74. I just made myself a cup of herbal tea because it reminds me of my mom.
75. I didn’t really like tea until I found out about adding cream and sugar.
76. I think Kelly Ripa is too thin.
77. I think Brad Pitt is looking old and….odd.
78. I need a massage.
79. I need to get working.
80. I need to stay up late.
81. I need to start watching 30 Rock because I’m pretty sure I would like it.
82. My TV viewing list is scarily boring.
83. I’m not even going to list it because I will be mistaken for an eighty year-old.
84. I have nothing against eighty year-olds.
85. I’ve never liked the number 85.
86. I feel the same way about the number 86.
87. I am getting really tired of having to create usernames and passwords when shopping online.
88. Does anybody remember my Sephora password?
89. I am so close to the end, I can almost taste it.
90. My most common grammatical error is overusing commas.
91. I love commas.
92. I, like many people, think that commas are the most under-appreciated, lovely, and easy-to-overuse punctuation marks ever, ever, ever invented.
93. My second favorite punctuation mark is the hyphen.
94. My third favorite is the em dash.
95. Using em dashes makes me feel like a real copywriter.

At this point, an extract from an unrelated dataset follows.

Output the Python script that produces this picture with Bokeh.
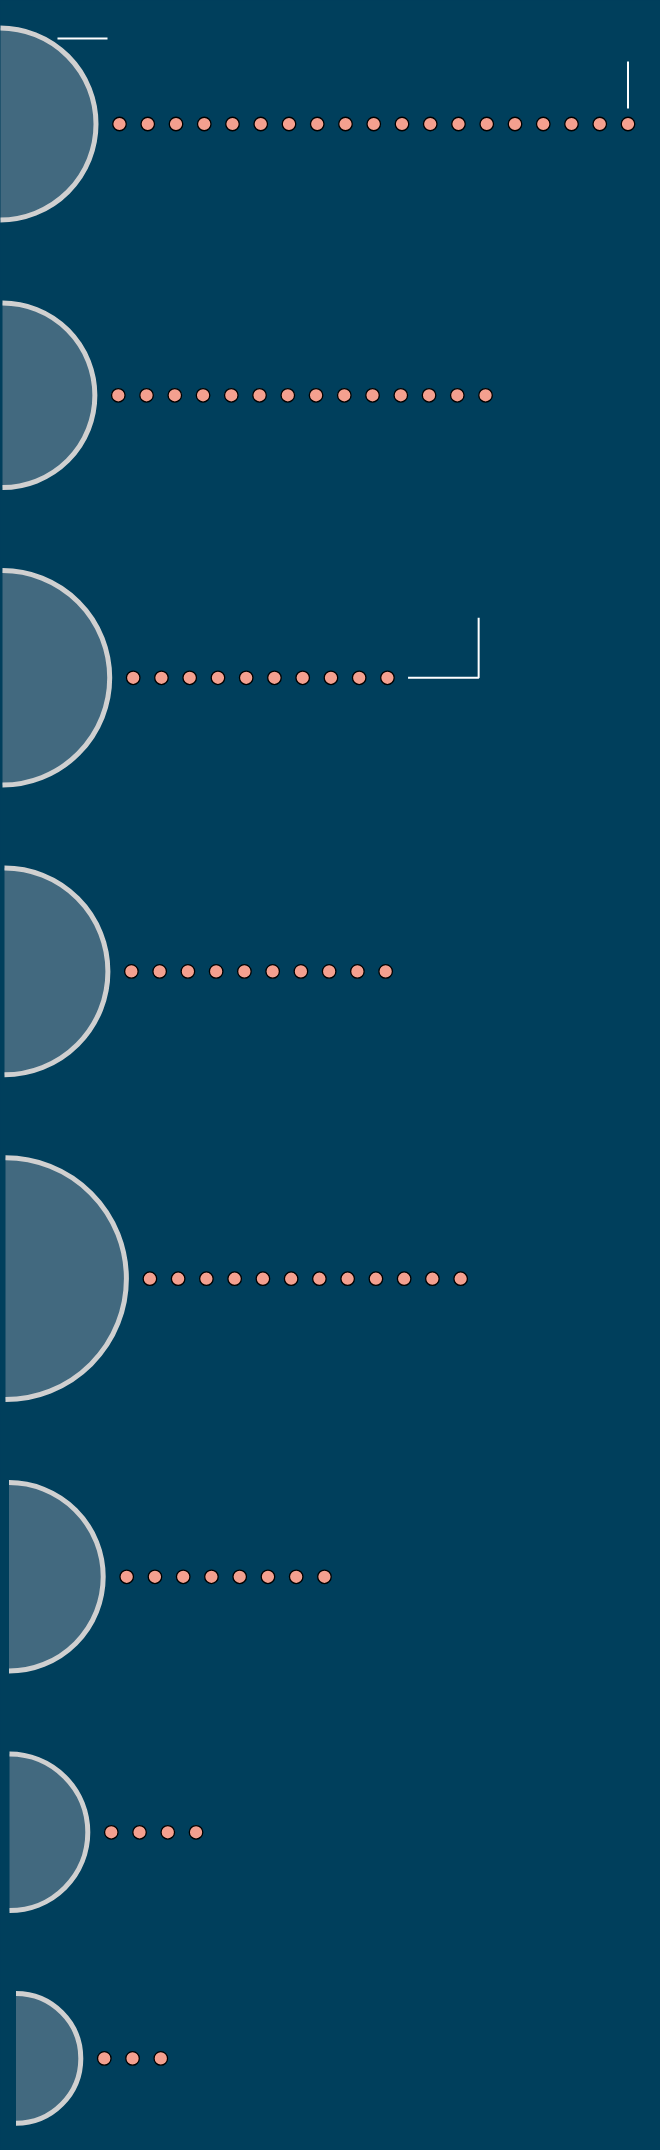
import numpy as np
from bokeh.plotting import figure
from bokeh.models import ColumnDataSource, Range1d, GlobalInlineStyleSheet
from bokeh.embed import file_html
from bokeh.resources import INLINE

# ---- data ----
categories = ["A", "B", "C", "D", "E", "F", "G", "H"]
dot_counts = [19, 14, 10, 10, 12, 8, 4, 3]
circle_values = [96.0, 92.3, 107.2, 103.4, 120.9, 94.2, 78.3, 64.8]
circle_offsets = [-0.5, 2.0, 2.0, 4.0, 5.0, 8.5, 9.0, 15.5]

# ---- style / layout ----
W, H = 660, 2150
BG = "#003f5c"
HALF_FILL = "#42697f"
ARC_COLOR = "#d0d0d0"
DOT_FILL = "#f4a08f"
STROKE = 5
TOP = 25
GAP = 78
DOT_GAP = 21
DOT_STEP = 28.25

cx, cy, rr = [], [], []
dx, dy = [], []
last_dot = []
ytop = TOP
for cat, n, v, off in zip(categories, dot_counts, circle_values, circle_offsets):
    ro = v + STROKE / 2
    c_y = ytop + ro
    cx.append(off)
    cy.append(c_y)
    rr.append(v)
    x0 = off + ro + DOT_GAP
    xs = [x0 + k * DOT_STEP for k in range(n)]
    dx.extend(xs)
    dy.extend([c_y] * n)
    last_dot.append(xs[-1])
    ytop += 2 * ro + GAP

halves = ColumnDataSource(dict(x=cx, y=cy, r=rr, cat=categories))
dots = ColumnDataSource(dict(x=dx, y=dy))

p = figure(width=W, height=H, x_range=Range1d(0, W), y_range=Range1d(H, 0),
           toolbar_location=None, output_backend="svg", min_border=0,
           background_fill_color=BG, border_fill_color=BG, outline_line_color=None)
p.axis.visible = False
p.grid.visible = False
p.stylesheets = [GlobalInlineStyleSheet(css="html, body { margin: 0; padding: 0; background: #003f5c; }")]

p.wedge(x="x", y="y", radius="r", start_angle=-np.pi / 2, end_angle=np.pi / 2,
        fill_color=HALF_FILL, line_color=None, source=halves)
p.arc(x="x", y="y", radius="r", start_angle=-np.pi / 2, end_angle=np.pi / 2,
      line_color=ARC_COLOR, line_width=STROKE, source=halves)

p.scatter(x="x", y="y", size=13.5, fill_color=DOT_FILL, line_color="black",
          line_width=1.3, source=dots)

# leader lines (annotation connectors)
lx = [
    [last_dot[0], last_dot[0]],
    [cx[0] + 57.5, cx[0] + 107.5],
    [last_dot[2] + 20.6, last_dot[2] + 91.2, last_dot[2] + 91.2],
]
ly = [
    [cy[0] - 15.5, cy[0] - 62.5],
    [cy[0] - 85.5, cy[0] - 85.5],
    [cy[2], cy[2], cy[2] - 60],
]
p.multi_line(xs=lx, ys=ly, line_color="white", line_width=2)

open("out.html", "w").write(file_html(p, INLINE))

96. I am still (and always will be) afraid of semicolons.
97. Semicolons are like diving halfway into a pool. The very thought of them confuses me.
98. If you think I should have used a semicolon in the last sentence, we can never be friends.
99. I’m pretty sure I didn’t need a comma in that last sentence, but I like it there anyway.
100. Pat yourself on the back if you’re still awake.
101. **Update**Don’t worry, peeps, I’ll never stop blogging so don’t feel pressured to comment on that. It was a random, passing thought and I’m far more interested in hearing what you think about semicolons.